Verity worked for most of his career at Armco Steel, a corporation founded by his grandfather, George M. Verity. He started there in 1940, and retired from Armco in 1982.
Between 1980 and 1981, Verity was a chairman in the U.S. Chamber of Commerce. In 1981, he served as chairman of Reagan's bipartisan task force on Private Sector Initiatives (PSI). In 1983, he was appointed to be a member of PSI's Advisory Council and later served on PSI's Board of Advisors. Between 1979 and 1984, he co-chaired the U.S.-U.S.S.R. Trade Economic Council, a private sector council of American and Soviet businessmen.
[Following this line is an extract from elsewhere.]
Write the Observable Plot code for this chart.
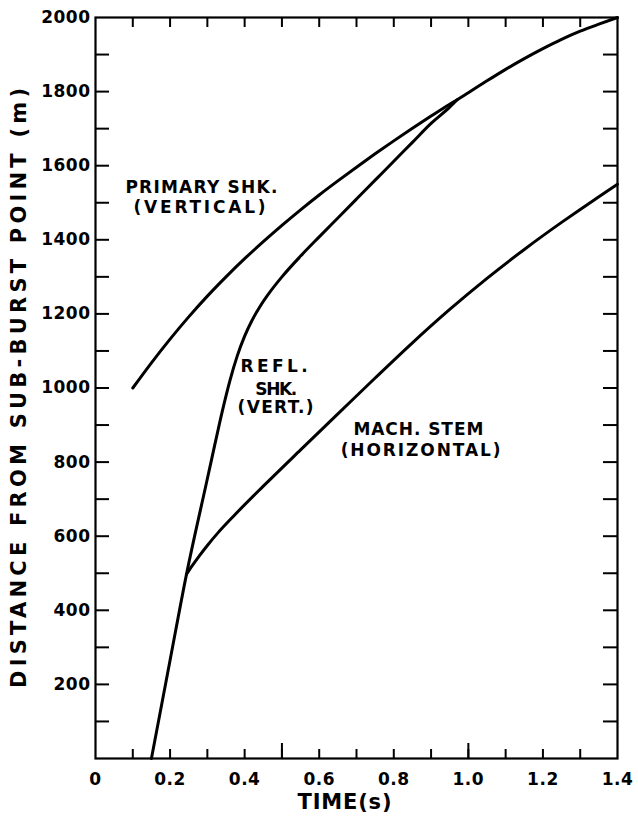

During Verity's time at the U.S. Department of Commerce, he established the Commerce Hall of Fame in 1988 to honor good employees of the department. In 1988, he also created the Office of Space Commerce to support the National Space Council. That office was an early version of the Office of Space Commercialization, an office created to promote the effective commercial use of outer space. According to Jonathan Chait of The New Republic, Verity kept a passage from Ayn Rand's novel Atlas Shrugged on his desk, including the line "How well you do your work . . . [is] the only measure of human value."